Sometimes I say the last thing on happy people’s mind is writing—which may be true but isn’t the real answer. The real answer is that we don’t take happy people seriously. They are too damn giddy to be believed. A happy person is liable to say anything and has very little motive to speak the truth. They have too much invested in everything staying right with the world, and they smile much too much.

A depressed person, a person like Macbeth who is screwed well past the sticking point, is a person you can trust. What, is he going to lie once they have him “tied to the stake” where he can only “bearlike…fight the course”? That sort of extremity extracts the truth from characters. Up until then, they speak in hope of future advantage or out of desperation to make sense of chaos.

Earlier in the play, Lady Macbeth tells her husband to “Look like th’ innocent flower, / But be the serpent under ‘t.” She doubts he can do so, and Macbeth can’t do it well, but it is not until the end of the play he decides to give up the attempt and be himself, whatever it is. Before then, I sometimes wonder which is the act, the flower or the serpent. Up until the concluding page, each role seems equally forced. He’s a terrible flower, and the order he tries to impose on the world by making “the very firstlings of my heart…the firstlings of my hand”—his attempt to “crown his thoughts with acts”—isn’t any more natural. Besides being cruel and barbaric, Macbeth’s behavior is experimental, an attempt to do something to combat the agony he’s created for himself by killing Duncan.

I’d never say it to my class, but I think I like the Macbeth at the end of the play better than the one at the beginning. He was a brute at the start and a brute at the end, but in his resignation to try the last prophecy and fight Macduff, he gives up on attempting to control everything and just be. And he knows what he’s doing. He is no longer ignorant.
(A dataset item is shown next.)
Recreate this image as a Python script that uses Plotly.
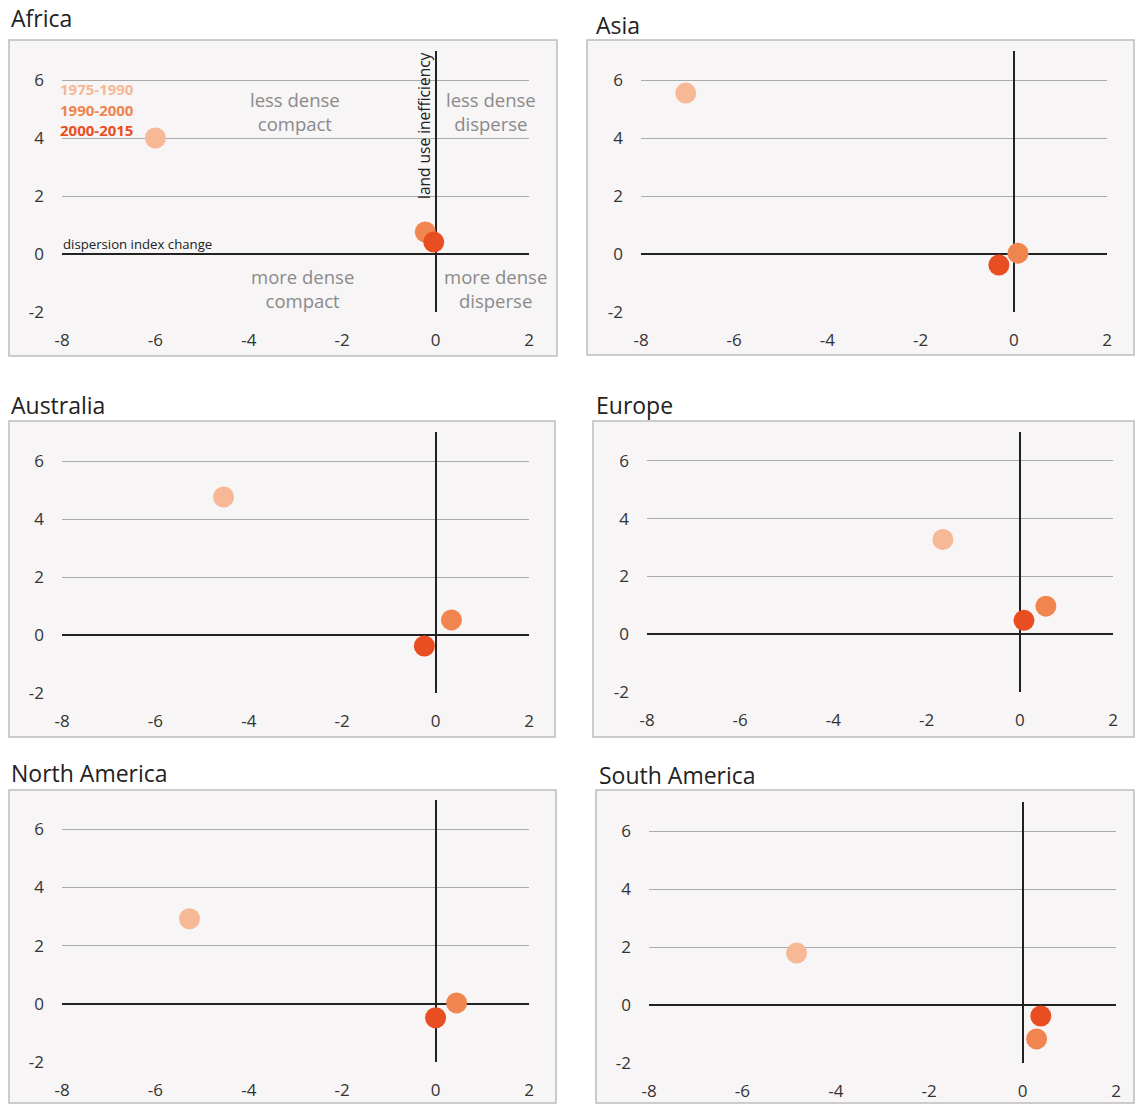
import plotly.graph_objects as go

W, H = 1135, 1104

regions = ["Africa", "Asia", "Australia", "Europe", "North America", "South America"]
periods = ["1975-1990", "1990-2000", "2000-2015"]
colors = ["#f7b896", "#f08550", "#e94e23"]

# dispersion index change (x) and land use inefficiency (y), per period
x_1975 = [-6.0, -7.04, -4.54, -1.65, -5.27, -4.84]
y_1975 = [4.0, 5.55, 4.76, 3.28, 2.92, 1.79]
x_1990 = [-0.22, 0.09, 0.34, 0.56, 0.45, 0.30]
y_1990 = [0.76, 0.03, 0.52, 0.97, 0.03, -1.17]
x_2000 = [-0.04, -0.32, -0.24, 0.09, 0.0, 0.39]
y_2000 = [0.41, -0.38, -0.38, 0.48, -0.48, -0.38]

xs = [x_1975, x_1990, x_2000]
ys = [y_1975, y_1990, y_2000]

x_ticks = [-8, -6, -4, -2, 0, 2]
x_tick_labels = ["-8", "-6", "-4", "-2", "0", "2"]
y_ticks = [-2, 0, 2, 4, 6]
y_tick_labels = ["-2", "0", "2", "4", "6"]
x_range = [-8, 2]
y_range = [-2, 7]

# layout geometry (pixels)
plots = [
    (62, 529, 51, 312),
    (641, 1107, 51, 312),
    (62, 529, 432, 693),
    (647, 1113, 432, 692),
    (62, 529, 800, 1062),
    (649, 1116, 802, 1063),
]
boxes = [
    (9, 557, 40, 356),
    (587, 1134, 40, 355),
    (9, 555, 421, 737),
    (593, 1134, 421, 737),
    (9, 556, 790, 1103),
    (596, 1134, 790, 1103),
]
titles_pos = [(9, 18), (594, 25), (9, 405), (594, 405), (9, 773), (597, 775)]


def px(x):
    return x / W


def py(y):
    return 1 - y / H


FONT = "Open Sans"
fig = go.Figure()
shapes = []
annotations = []

for i, reg in enumerate(regions):
    n = i + 1
    xa = "x" if n == 1 else f"x{n}"
    ya = "y" if n == 1 else f"y{n}"
    xl, xr, yt, yb = plots[i]
    for k in range(3):
        fig.add_trace(go.Scatter(
            x=[xs[k][i]], y=[ys[k][i]], mode="markers",
            marker=dict(size=21, color=colors[k]),
            name=periods[k], showlegend=False,
            xaxis=xa, yaxis=ya))
    fig.layout[f"xaxis{'' if n == 1 else n}"] = dict(
        domain=[px(xl), px(xr)], anchor=ya, range=x_range,
        tickvals=x_ticks, ticktext=x_tick_labels, showgrid=False,
        showline=False, zeroline=True, zerolinecolor="#222",
        zerolinewidth=2, fixedrange=True, automargin=False,
        ticks="", ticklabelstandoff=16,
        tickfont=dict(family=FONT, size=17, color="#333"))
    fig.layout[f"yaxis{'' if n == 1 else n}"] = dict(
        domain=[py(yb), py(yt)], anchor=xa, range=y_range,
        tickvals=y_ticks, ticktext=y_tick_labels,
        showgrid=True, gridcolor="#aaaaaa", gridwidth=1,
        zeroline=True, zerolinecolor="#222", zerolinewidth=2,
        showline=False, ticks="", ticklabelstandoff=17, automargin=False,
        tickfont=dict(family=FONT, size=17, color="#333"), fixedrange=True)
    # overlay axis for tick marks along the zero line
    m = n + 6
    zero_pos = py(yb) + (0 - y_range[0]) / (y_range[1] - y_range[0]) * (py(yt) - py(yb))
    fig.layout[f"xaxis{m}"] = dict(
        overlaying=xa, anchor="free", position=zero_pos, side="bottom",
        range=x_range, tickvals=x_ticks, ticks="outside", ticklen=6,
        tickwidth=2, tickcolor="#222", showticklabels=False, showgrid=False,
        zeroline=False, showline=False, fixedrange=True, automargin=False)

    bx0, bx1, by0, by1 = boxes[i]
    shapes.append(dict(type="rect", xref="paper", yref="paper",
                       x0=px(bx0), x1=px(bx1), y0=py(by1), y1=py(by0),
                       fillcolor="#f7f5f5", line=dict(color="#bdbdbd", width=1.5),
                       layer="below"))
    tx, ty = titles_pos[i]
    annotations.append(dict(text=reg, xref="paper", yref="paper",
                            x=px(tx), y=py(ty), xanchor="left", yanchor="middle",
                            showarrow=False,
                            font=dict(family=FONT, size=23, color="#222")))

# Africa annotations: legend
leg_y = [89, 109.5, 130]
for k in range(3):
    annotations.append(dict(text=f"<b>{periods[k]}</b>", xref="paper", yref="paper",
                            x=px(59), y=py(leg_y[k]), xanchor="left", yanchor="middle",
                            showarrow=False, borderpad=0,
                            font=dict(family=FONT, size=15, color=colors[k])))

quad = [
    ("less dense<br>compact", 295, 111),
    ("less dense<br>disperse", 491, 111),
    ("more dense<br>compact", 302, 288),
    ("more dense<br>disperse", 495, 288),
]
for t, qx, qy in quad:
    annotations.append(dict(text=t, xref="paper", yref="paper", x=px(qx), y=py(qy),
                            xanchor="center", yanchor="middle", showarrow=False,
                            font=dict(family=FONT, size=18.5, color="#8a8a8a")))

annotations.append(dict(text="dispersion index change", xref="paper", yref="paper",
                        x=px(61), y=py(244), xanchor="left", yanchor="middle",
                        showarrow=False, font=dict(family=FONT, size=13.2, color="#222")))
annotations.append(dict(text="land use inefficiency", xref="paper", yref="paper",
                        x=px(424), y=py(126), xanchor="center", yanchor="middle",
                        textangle=-90, showarrow=False,
                        font=dict(family=FONT, size=15.5, color="#222")))

fig.update_layout(autosize=True, margin=dict(l=0, r=0, t=0, b=0),
                  paper_bgcolor="white", plot_bgcolor="rgba(0,0,0,0)",
                  shapes=shapes, annotations=annotations, showlegend=False,
                  font=dict(family=FONT))
fig.write_html("out.html", default_width="100%", default_height="100%",
               config={"responsive": True, "displayModeBar": False})

# remove default page margins so the figure fills the window exactly
with open("out.html", "r", encoding="utf-8") as f:
    html = f.read()
html = html.replace(
    "<head>",
    "<head><style>html,body{margin:0;padding:0;overflow:hidden;width:100%;height:100%;}</style>",
    1)
with open("out.html", "w", encoding="utf-8") as f:
    f.write(html)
In his version of Antigone, Jean Anouilh has the Chorus say,

In a tragedy, nothing is in doubt and everyone’s destiny is known. That makes for tranquility…There isn’t any hope. You’re trapped. The whole sky has fallen on you, and all you can do about it is to shout. Don’t mistake me: I said “shout”: I did not say groan, whimper, complain. That you cannot do. But you can shout aloud; you can get all things said that you never thought you’d be able to say—or even knew you had it in you to say. And you don’t say these things because it will do any good to say them: you know better than that. You say them for their own sake.

Anouihl’s vision doesn’t go over so well with freshmen, and it shouldn’t. I love their hope and their happiness. In Mr. Lockwood’s ninth grade English class, however, I hadn’t discovered the sort of wisdom that transcends feeling. When Macbeth stops being a king and becomes a human—when my brother’s spaceman becomes a human—they are ready to speak. Then it is no longer a matter of being happy or depressing, just telling the truths they know.